Mr. Anand has over 25 years of experience in the property/casualty insurance industry. He brings to Hallmark vast knowledge in a wide range of segments, lines of business and distribution channels in the insurance industry. His leadership will be directed towards building upon Hallmark’s specialty lines focus. In addition, his significant underwriting experience will be a natural fit with Hallmark’s underwriting-driven culture.

 

Mr. Anand joins Hallmark most recently from Torus Insurance Holdings Ltd. Mr. Anand joined Torus in 2009 as U.S. Chief Executive and Global Chief Operating Officer. In these roles, he oversaw the development of Torus’ global operating platform and functional capabilities, as well as the formation and development of Torus’ U.S. underwriting platforms, and was responsible for all Torus business lines and operations in North and South America. Under his leadership, Torus U.S. developed from a start-up stage in late 2009 to over $250 million in gross written premiums across six key specialty business lines.

 

Prior to joining Torus, Mr. Anand worked for CNA Financial Corporation where he was responsible for its $3 billion commercial insurance business across all geographies for 11 business units. Prior to CNA, Mr. Anand worked at both Chubb Corporation and at St.

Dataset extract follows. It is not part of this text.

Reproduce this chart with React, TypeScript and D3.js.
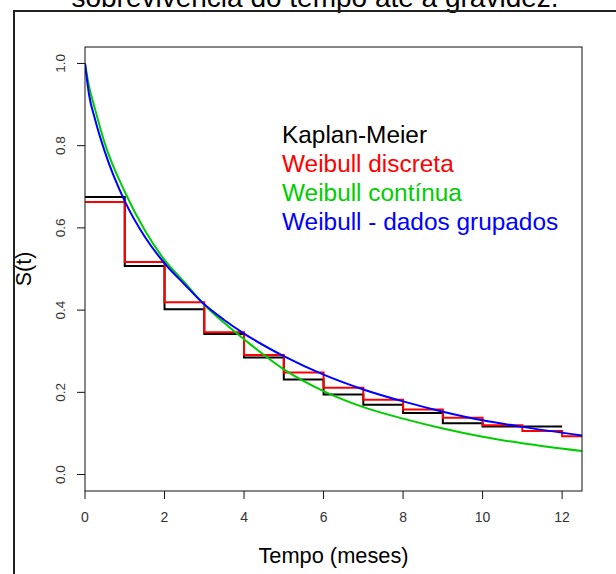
import React from 'react';
import * as d3 from 'd3';

// Kaplan-Meier steps, one value per month interval [t, t+1)
const kmStarts = [0, 1, 2, 3, 4, 5, 6, 7, 8, 9, 10, 11];
const kmSurv = [0.675, 0.507, 0.402, 0.342, 0.285, 0.231, 0.195, 0.170, 0.150, 0.125, 0.117, 0.117];
const kmEnd = 12;

// Weibull discreta steps
const wdStarts = [0, 1, 2, 3, 4, 5, 6, 7, 8, 9, 10, 11, 12];
const wdSurv = [0.663, 0.517, 0.419, 0.346, 0.291, 0.248, 0.211, 0.182, 0.158, 0.138, 0.120, 0.106, 0.093];
const wdEnd = 12.5;

// continuous curves
const curveTimes = [0, 0.1, 0.25, 0.5, 1, 1.5, 2, 2.5, 3, 3.5, 4, 5, 6, 7, 8, 9, 10, 11, 12.5];
const wcSurv = [1.0, 0.945, 0.89, 0.805, 0.688, 0.595, 0.522, 0.468, 0.413, 0.369, 0.329, 0.256, 0.203, 0.164, 0.136, 0.112, 0.092, 0.076, 0.057];
const wgSurv = [1.0, 0.925, 0.865, 0.785, 0.665, 0.579, 0.514, 0.463, 0.414, 0.376, 0.343, 0.288, 0.243, 0.207, 0.178, 0.153, 0.132, 0.116, 0.095];

const xTicks = [0, 2, 4, 6, 8, 10, 12];
const yTicks = [0, 0.2, 0.4, 0.6, 0.8, 1.0];

const legendLabels = ['Kaplan-Meier', 'Weibull discreta', 'Weibull contínua', 'Weibull - dados grupados'];
const legendColors = ['#000000', '#ff0000', '#00cd00', '#0000ff'];

const FONT = '"Liberation Sans", Arial, sans-serif';

const App: React.FC = () => {
    const width = 616;
    const height = 574;

    // plot box
    const left = 85, right = 582, top = 47, bottom = 491;

    const x = d3.scaleLinear().domain([0, 12.5]).range([left, right]);
    const y = d3.scaleLinear().domain([-0.04, 1.04]).range([bottom, top]);

    const stepLine = d3.line<[number, number]>()
        .x(d => x(d[0]))
        .y(d => y(d[1]))
        .curve(d3.curveStepAfter);

    const smoothLine = d3.line<[number, number]>()
        .x(d => x(d[0]))
        .y(d => y(d[1]))
        .curve(d3.curveMonotoneX);

    const kmPts: [number, number][] = kmStarts.map((t, i) => [t, kmSurv[i]] as [number, number]);
    kmPts.push([kmEnd, kmSurv[kmSurv.length - 1]]);
    const wdPts: [number, number][] = wdStarts.map((t, i) => [t, wdSurv[i]] as [number, number]);
    wdPts.push([wdEnd, wdSurv[wdSurv.length - 1]]);
    const wcPts: [number, number][] = curveTimes.map((t, i) => [t, wcSurv[i]] as [number, number]);
    const wgPts: [number, number][] = curveTimes.map((t, i) => [t, wgSurv[i]] as [number, number]);

    return (
        <svg width={width} height={height}
            style={{ position: 'absolute', left: 0, top: 0, background: '#fff', fontFamily: FONT }}>
            <rect x={0} y={0} width={width} height={height} fill="#fff" />

            {/* title, cut by the top of the screenshot */}
            <text x={315} y={7} textAnchor="middle" fontSize={28} fill="#000">
                sobrevivência do tempo até a gravidez.
            </text>

            {/* outer frame */}
            <line x1={14} x2={14} y1={11} y2={height} stroke="#222" strokeWidth={2} />
            <line x1={13} x2={width} y1={11} y2={11} stroke="#222" strokeWidth={2} />

            <defs>
                <clipPath id="plot-clip">
                    <rect x={left} y={top} width={right - left} height={bottom - top} />
                </clipPath>
            </defs>

            <g clipPath="url(#plot-clip)" fill="none" strokeWidth={2}>
                <path d={stepLine(kmPts) ?? ''} stroke={legendColors[0]} />
                <path d={stepLine(wdPts) ?? ''} stroke={legendColors[1]} />
                <path d={smoothLine(wcPts) ?? ''} stroke={legendColors[2]} />
                <path d={smoothLine(wgPts) ?? ''} stroke={legendColors[3]} />
            </g>

            {/* box */}
            <rect x={left} y={top} width={right - left} height={bottom - top} fill="none" stroke="#111" strokeWidth={1} />

            {/* x axis */}
            {xTicks.map(t => (
                <g key={'x' + t}>
                    <line x1={x(t)} x2={x(t)} y1={bottom} y2={bottom + 8} stroke="#111" />
                    <text x={x(t)} y={522} textAnchor="middle" fontSize={14} fill="#333">{t}</text>
                </g>
            ))}

            {/* y axis */}
            {yTicks.map(v => (
                <g key={'y' + v}>
                    <line x1={left - 8} x2={left} y1={y(v)} y2={y(v)} stroke="#111" />
                    <text transform={`translate(65,${y(v)}) rotate(-90)`} textAnchor="middle" fontSize={13.5} fill="#333">
                        {v.toFixed(1)}
                    </text>
                </g>
            ))}

            <text x={(left + right) / 2} y={563} textAnchor="middle" fontSize={21.8} fill="#000">Tempo (meses)</text>
            <text transform={`translate(31,${(top + bottom) / 2}) rotate(-90)`} textAnchor="middle" fontSize={21.5} fill="#000">S(t)</text>

            {/* legend */}
            {legendLabels.map((lab, i) => (
                <text key={lab} x={282} y={143 + i * 29} fontSize={24.4} fill={legendColors[i]}>{lab}</text>
            ))}
        </svg>
    );
};

export default App;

Paul Insurance Company.

 

Commenting on the appointment, Mark E. Schwarz, Executive Chairman of Hallmark, said, “We are fortunate to have someone with Naveen’s skills, experience and record of accomplishment assuming the Chief Executive Officer role at Hallmark. I am confident his leadership abilities will be a valuable addition to the Hallmark team and believe he will do a terrific job in furthering Hallmark’s continuing development into a larger and more valuable company.”

 

 
 

 

 

 

Mr. Anand said, “I’m excited to join Hallmark and thrilled about the prospects of continuing to build upon what has already been achieved by the team at Hallmark. I’m delighted that I can have a major influence in shaping the development of Hallmark into an important player in the specialty lines arena. I look forward to working with the team as well as our agents and brokers to continue to develop Hallmark into a leading specialty insurer.”

 

Hallmark also announced that Mark J. Morrison will remain with the Company in the role of Senior Executive Vice President, reporting to Mr. Anand. Mr. Schwarz added, “We appreciate Mr. Morrison’s leadership since joining Hallmark in 2004 and services as its Chief Executive Officer since 2006. Throughout his tenure with Hallmark, Mr. Morrison has played an instrumental role in the transformation of the Company. Under his leadership, Hallmark has developed into a diversified specialty property/casualty insurance company with compound annual growth in gross premiums written and book value per share since 2004 of 34% and 10%, respectively.”

 

About Hallmark Financial Services, Inc.

 

Hallmark Financial Services, Inc. is an insurance holding company which, through its subsidiaries, engages in the sale of property/casualty insurance products to businesses and individuals. Hallmark’s business involves marketing, distributing, underwriting and servicing commercial and personal lines of property/casualty insurance products, as well as providing other insurance related services. Hallmark is headquartered in Fort Worth, Texas and its common stock is listed on NASDAQ under the symbol "HALL."

 

Forward-looking statements in this release are made pursuant to the “safe harbor” provisions of the Private Securities Litigation Reform Act of 1995. Investors are cautioned that actual results may differ substantially from such forward-looking statements. Forward-looking statements involve risks and uncertainties including, but not limited to, continued acceptance of the Company’s products and services in the marketplace, competitive factors, interest rate trends, general economic conditions, the availability of financing, underwriting loss experience and other risks detailed from time to time in the Company’s filings with the Securities and Exchange Commission.